We Got A Badass Over Here: Doctor Neil deGrasse Tyson, Science and Social Responsibility (via Geekquality)

Happy birthday, Doctor Neil deGrasse Tyson! Here’s a fantastic piece all about the internet’s very favorite (bada)as(s)trophysicist, written by Rick G. and cross-posted from Geekquality. ~M

Astrophysicist Doctor Neil deGrasse Tyson.

In the latter half of 1958, two events occurred that would have a profound effect on the science of astrophysics: one was the signing of the National Aeronautics and Space Act by President Dwight D. Eisenhower, which authorized the creation of NASA as a civilian space agency; the other, much more humble of the two, was the birth in the West Bronx of Neil deGrasse Tyson.

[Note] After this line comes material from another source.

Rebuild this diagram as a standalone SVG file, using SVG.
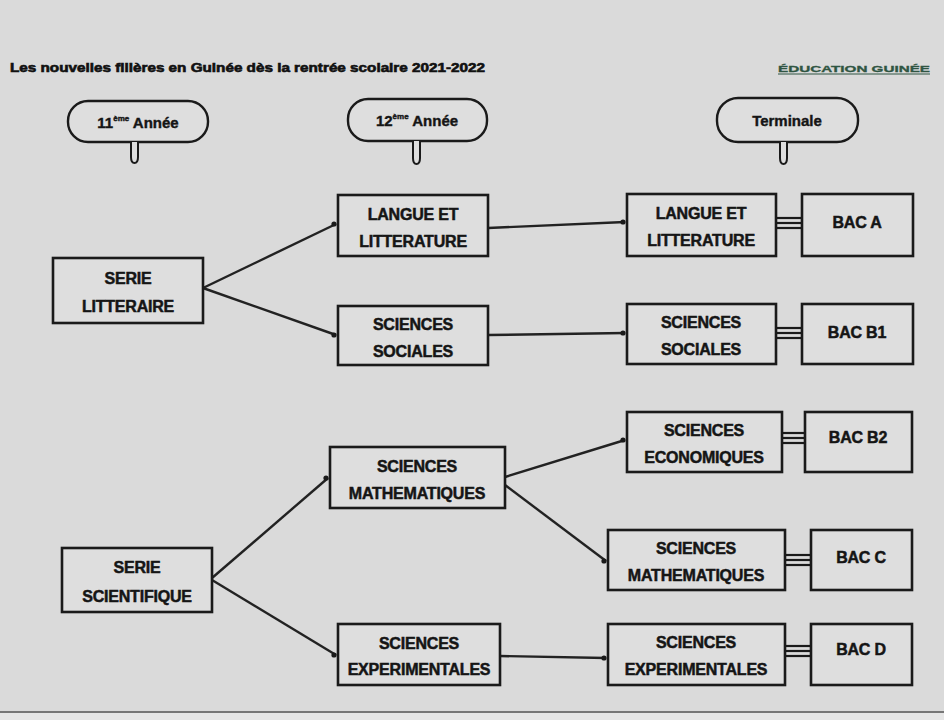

Born to Cyril deGrasse Tyson and Sunchita Feliciano Tyson, Neil grew up in the Skyview Apartments, a prophetically-named complex located in the relatively well-to-do neighborhood of Riverdale. His father, himself a son of immigrants from the Caribbean, was a sociologist and activist; his mother was a housewife who would later earn a Master’s degree in gerontology. That the Tyson family lived in a middle-class enclave was rather remarkable for the late 1950?s, especially since there had been protests from residents at the time to keep Black families from moving in. Though the family was fairly well off for the time, Neil was acutely aware of how fortunate he was, and how difficult things were for many other people of color in America. During Neil’s childhood, his father’s career centered on collaborating with city officials to create employment opportunities in the inner city for urban youth.

“Year after year, the forces operating against this effort were huge: poor schools, bad teachers, meager resources, abject racism, and assassinated leaders… I was watching America do all it could to marginalize who I was and what I wanted to become in life.” (1)

In a piece written for NASA’s 50th Anniversary, he describes his fascination and excitement about the space program in the 1960’s, an excitement tempered by the knowledge that he could never be an astronaut:

“[T]he vicarious thrill of the journey, so prevalent in the hearts and minds of others, was absent from my emotions. I was obviously too young to be an astronaut. But I also knew that my skin color was much too dark for you to picture me as part of this epic adventure.”

NASA personnel at Mission Control during the Apollo 11 launch.

As a matter of fact, NASA was only integrated by a direct Presidential order from Lyndon Johnson to Wernher von Braun, rocketry pioneer and first director of the National Aeronautics and Space Administration. And, while President Johnson’s mandate instructed NASA to work with Alabama A&M and Tuskeegee University to locate qualified candidates to work with the space program, the idea of a Black astrophysicist was essentially unheard of.

Young Neil deGrasse Tyson.

It’s a good thing that no one bothered to tell young Neil, who wouldn’t be stopped from exploring the Universe even if all the astronauts were White.